Admittedly, Snap Inc (NYSE:SNAP) stock hasn’t had a great start to its life as a public company. From a business standpoint, nothing has actually happened yet. There’s been no earnings news so far: First-quarter results for Snap stock likely will be reported in late April or early May. The company did add a “search” feature to Snapchat, but that’s not big news relative to the $27 billion valuation currently assigned to SNAP.
But the narrative surrounding Snap stock has been persistently and consistently negative. Analyst downgrades met the stock almost immediately, leading SNAP to tumble after early post-IPO gains.
Complaints about the lack of voting rights afforded Snap stock holders have led to calls that the company’s own IPO was the sign of a bubble in the broad market.
Then when analysts from firms that underwrote the SNAP IPO, including Goldman Sachs and Morgan Stanley, giving Buy-equivalent ratings to the stock, there were the predictable howls that major investment firms were unfairly supporting the stock price. Little over a month after the SNAP IPO, it seems downright contrarian — if not unethical — to issue positive commentary on Snap stock.
I certainly understand some of the skepticism; with Snap stock trading at ~60x revenue, valuation risk is obvious.
FB Opened Much, Much Worse Than SNAP
“Facebook Inc shares slid below $29 to a new low on Tuesday as nervous investors fled the company’s shares, concerned about the social network’s long-term business prospects and an initial offering price that proved too rich …Wall Street has harbored concerns that Facebook, while boasting nearly a billion users worldwide and dominating Internet social-networking, would have difficulty translating its growing presence on smartphones and other mobile devices into revenue.”
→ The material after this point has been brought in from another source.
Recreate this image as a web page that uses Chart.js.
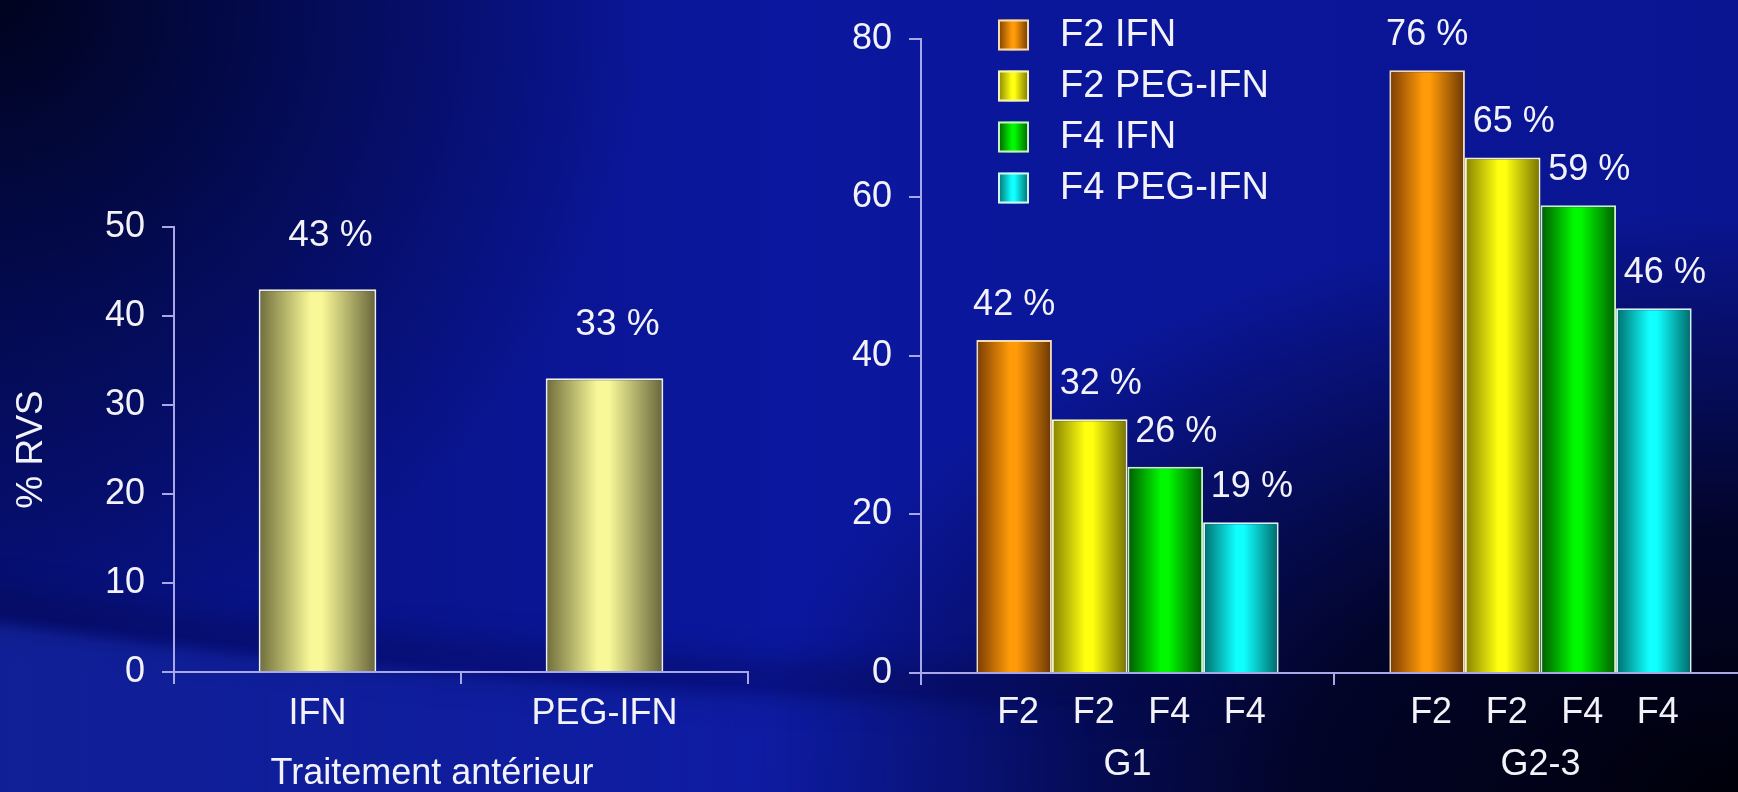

That quote comes from a Reuters article written May 29, 2012 — just eleven days after the FB IPO. The IPO itself was a mess, too, and widely referred to as something close to a disaster. Indeed, Nasdaq Inc (NASDAQ:NDAQ) was fined $10 million for system failures during FB’s first day of trading.
It only got worse from there. By September, FB traded below $18, down more than 50% from its IPO price. And it’s difficult not to hear echoes of the Snap IPO in Facebook’s own coverage at the time. An “initial offering price that proved too rich”. Snap stock’s lack of voting rights compares to the disclosure that FB CEO Mark Zuckerberg would control the company even when he died.
And FB stock in its first six months of trading had the same feel Snap stock does now. It was “muppet bait“: a stock that would burn retail investors. The valuation was crazy. There were even calls that the Facebook IPO was the sign of a “new tech bubble” — the same as those made now. Of course, FB investors now are singing a very different tune.
Facebook Growth Doesn’t Make Snap Stock a Buy
That’s not to say, at all, that SNAP is a buy simply because Facebook stock is up ~700% from those all-time lows in September 2012. Snap stock is expensive and a long way from profitability, as my colleague James Brumley has pointed out.
But there are two lessons investors interested in SNAP should glean from Facebook’s first few months as a public company. The first is that it might be OK to show some patience. Early post-IPO trading is volatile; it’s better suited to equity and options traders, not investors. The market is still figuring out fair value for Snap stock, and that takes some time, and a lot of arguments. Lock-up expirations, which allow pre-IPO investors to cash out at designated times, still loom, and could further pressure SNAP.
The second lesson, however, is to tune out the noise. The armchair analysts questioning the valuation of Facebook stock, or claiming some sort of bubble, were flat wrong. There was no tech bubble; not only has FB stock soared, but the NASDAQ 100 has better than doubled. Investors who listened to dire, media-baiting, predictions missed out on a lot of value — and not just that created by Facebook stock.
Give Snap Stock A Chance
Snap stock might turn out to be a worthwhile investment. It might not. Either way, it is not a sign of the financial apocalypse. The lack of voting rights only makes official what investors in Facebook and Alphabet Inc (NASDAQ:GOOG, NASDAQ:GOOGL) already have through their permanent minority voting rights: No control.
There’s little effective difference between Snap stock and Alphabet stock from a governance standpoint. (The same is true among the classes of Under Armour Inc (NYSE:UAA, NYSE:UA) stock, which presents an intriguing arbitrage opportunity.)
And yes, Snap stock is expensive, but expensive stocks can stay expensive for a very long time — or grow into their valuations. Just look at Amazon.com, Inc. (NASDAQ:AMZN). The next time you hear a snap judgment (pun intended) short case for SNAP, remember what the Washington Post wrote about the Google IPO in 2004:
“This price is insane. And anyone buying Google as a long-term investment at $109.40 will lose money … This has nothing to do with Google as a company … It has to do with math and with limiting factors — fancy language for the old truism that no trees grow to the sky.”
Those voices are always out there. Don’t listen to them alone. Do your own research, and give Snap stock a chance.
As of this writing, Vince Martin did not hold a position in any of the aforementioned securities.